### Work instructions:
The required output consists solely of the lines from the one containing "Clone this chart" down to the one containing "Chart.register(...registerables);", both included, each quoted exactly.

### Given records:
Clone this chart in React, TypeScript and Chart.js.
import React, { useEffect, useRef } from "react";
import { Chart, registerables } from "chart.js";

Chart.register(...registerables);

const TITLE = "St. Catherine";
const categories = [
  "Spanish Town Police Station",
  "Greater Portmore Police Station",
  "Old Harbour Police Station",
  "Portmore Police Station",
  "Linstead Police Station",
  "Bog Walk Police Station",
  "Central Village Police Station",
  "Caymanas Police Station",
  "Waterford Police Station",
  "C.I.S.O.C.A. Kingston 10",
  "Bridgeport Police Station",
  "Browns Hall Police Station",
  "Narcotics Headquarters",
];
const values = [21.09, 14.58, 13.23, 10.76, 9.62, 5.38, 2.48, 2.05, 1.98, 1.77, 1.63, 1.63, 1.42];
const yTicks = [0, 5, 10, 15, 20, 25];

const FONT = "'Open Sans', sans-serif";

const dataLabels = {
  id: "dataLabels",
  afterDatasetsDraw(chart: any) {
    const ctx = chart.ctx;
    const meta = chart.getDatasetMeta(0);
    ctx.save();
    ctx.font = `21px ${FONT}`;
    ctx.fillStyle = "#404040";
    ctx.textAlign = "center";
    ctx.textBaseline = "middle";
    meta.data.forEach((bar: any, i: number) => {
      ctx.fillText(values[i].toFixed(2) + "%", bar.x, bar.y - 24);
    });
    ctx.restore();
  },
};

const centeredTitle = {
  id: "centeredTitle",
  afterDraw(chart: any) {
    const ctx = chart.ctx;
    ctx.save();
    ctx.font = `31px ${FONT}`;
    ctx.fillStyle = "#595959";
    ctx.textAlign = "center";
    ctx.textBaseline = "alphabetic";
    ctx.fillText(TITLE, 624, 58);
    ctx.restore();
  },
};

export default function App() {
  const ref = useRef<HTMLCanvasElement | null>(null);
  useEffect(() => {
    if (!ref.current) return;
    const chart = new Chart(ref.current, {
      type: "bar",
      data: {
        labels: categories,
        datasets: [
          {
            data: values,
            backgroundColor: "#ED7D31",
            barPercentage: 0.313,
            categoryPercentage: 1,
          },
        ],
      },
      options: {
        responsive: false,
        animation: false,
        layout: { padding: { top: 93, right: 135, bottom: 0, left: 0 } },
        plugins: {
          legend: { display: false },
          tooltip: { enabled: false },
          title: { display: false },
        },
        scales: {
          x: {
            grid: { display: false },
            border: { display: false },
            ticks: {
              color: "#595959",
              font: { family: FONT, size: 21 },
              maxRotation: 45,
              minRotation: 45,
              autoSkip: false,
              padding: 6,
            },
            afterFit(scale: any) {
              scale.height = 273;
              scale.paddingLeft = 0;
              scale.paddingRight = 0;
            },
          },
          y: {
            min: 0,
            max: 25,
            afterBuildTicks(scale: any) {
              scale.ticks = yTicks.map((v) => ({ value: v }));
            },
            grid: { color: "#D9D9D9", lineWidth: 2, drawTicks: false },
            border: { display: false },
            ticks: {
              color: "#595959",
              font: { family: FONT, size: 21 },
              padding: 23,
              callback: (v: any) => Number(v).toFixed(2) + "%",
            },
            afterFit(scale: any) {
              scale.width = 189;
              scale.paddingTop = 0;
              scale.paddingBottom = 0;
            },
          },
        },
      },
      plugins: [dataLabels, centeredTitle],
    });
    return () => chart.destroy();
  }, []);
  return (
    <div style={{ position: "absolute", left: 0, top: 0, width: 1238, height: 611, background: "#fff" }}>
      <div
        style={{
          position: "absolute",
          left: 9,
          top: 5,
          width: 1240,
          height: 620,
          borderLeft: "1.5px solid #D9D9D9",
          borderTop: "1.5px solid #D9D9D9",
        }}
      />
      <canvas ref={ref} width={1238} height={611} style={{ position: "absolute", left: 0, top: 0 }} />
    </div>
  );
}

...

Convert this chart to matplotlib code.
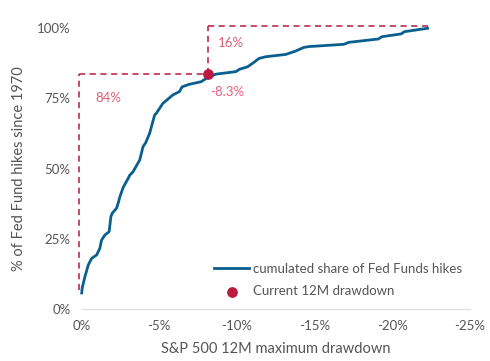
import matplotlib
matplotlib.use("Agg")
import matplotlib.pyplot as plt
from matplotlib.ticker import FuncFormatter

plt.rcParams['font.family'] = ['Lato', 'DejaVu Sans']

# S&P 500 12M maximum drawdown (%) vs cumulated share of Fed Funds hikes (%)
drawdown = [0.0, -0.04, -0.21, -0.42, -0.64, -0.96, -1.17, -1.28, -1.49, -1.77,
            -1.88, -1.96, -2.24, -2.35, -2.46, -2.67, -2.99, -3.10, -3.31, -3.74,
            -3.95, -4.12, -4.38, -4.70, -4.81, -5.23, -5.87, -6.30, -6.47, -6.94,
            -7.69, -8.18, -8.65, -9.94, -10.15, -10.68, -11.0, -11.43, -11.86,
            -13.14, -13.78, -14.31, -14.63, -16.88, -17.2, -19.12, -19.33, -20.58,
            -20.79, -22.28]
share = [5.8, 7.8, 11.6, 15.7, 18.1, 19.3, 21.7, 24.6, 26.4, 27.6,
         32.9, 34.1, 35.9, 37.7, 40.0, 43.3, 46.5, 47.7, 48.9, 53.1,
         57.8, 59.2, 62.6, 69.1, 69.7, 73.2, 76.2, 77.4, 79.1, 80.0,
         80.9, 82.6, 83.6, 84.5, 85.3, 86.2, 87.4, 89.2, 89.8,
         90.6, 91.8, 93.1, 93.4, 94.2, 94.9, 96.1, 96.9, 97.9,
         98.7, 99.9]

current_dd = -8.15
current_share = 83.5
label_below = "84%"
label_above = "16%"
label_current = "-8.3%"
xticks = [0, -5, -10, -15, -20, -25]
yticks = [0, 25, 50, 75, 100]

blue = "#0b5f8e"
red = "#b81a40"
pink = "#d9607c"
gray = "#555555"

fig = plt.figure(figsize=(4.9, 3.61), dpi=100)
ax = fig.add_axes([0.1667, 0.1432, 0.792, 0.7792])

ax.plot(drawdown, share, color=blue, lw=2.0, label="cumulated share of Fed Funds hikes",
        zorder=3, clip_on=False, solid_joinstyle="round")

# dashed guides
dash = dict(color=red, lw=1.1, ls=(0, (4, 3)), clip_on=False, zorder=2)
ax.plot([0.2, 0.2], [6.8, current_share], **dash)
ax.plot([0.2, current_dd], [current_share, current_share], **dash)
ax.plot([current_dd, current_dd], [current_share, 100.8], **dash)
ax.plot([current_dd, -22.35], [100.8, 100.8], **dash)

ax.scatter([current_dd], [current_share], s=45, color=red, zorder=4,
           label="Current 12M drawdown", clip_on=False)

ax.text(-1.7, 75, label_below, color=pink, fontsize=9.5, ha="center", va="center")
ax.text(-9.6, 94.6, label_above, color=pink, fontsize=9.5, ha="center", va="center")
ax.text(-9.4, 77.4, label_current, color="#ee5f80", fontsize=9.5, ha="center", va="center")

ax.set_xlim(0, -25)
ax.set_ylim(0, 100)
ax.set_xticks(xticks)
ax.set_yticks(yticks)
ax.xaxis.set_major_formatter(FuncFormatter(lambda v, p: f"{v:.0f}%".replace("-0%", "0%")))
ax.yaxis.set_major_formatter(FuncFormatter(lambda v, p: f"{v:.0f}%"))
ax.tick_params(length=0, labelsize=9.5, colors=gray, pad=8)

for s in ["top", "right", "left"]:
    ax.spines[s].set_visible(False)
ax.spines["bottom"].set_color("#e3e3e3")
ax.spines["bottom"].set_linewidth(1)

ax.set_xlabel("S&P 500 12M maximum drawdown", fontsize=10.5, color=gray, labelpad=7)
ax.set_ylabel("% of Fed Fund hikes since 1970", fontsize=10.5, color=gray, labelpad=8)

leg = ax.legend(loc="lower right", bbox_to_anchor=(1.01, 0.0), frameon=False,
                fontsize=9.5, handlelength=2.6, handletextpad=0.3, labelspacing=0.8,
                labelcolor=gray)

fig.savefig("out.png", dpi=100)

### The result:
Clone this chart in React, TypeScript and Chart.js.
import React, { useEffect, useRef } from "react";
import { Chart, registerables } from "chart.js";

Chart.register(...registerables);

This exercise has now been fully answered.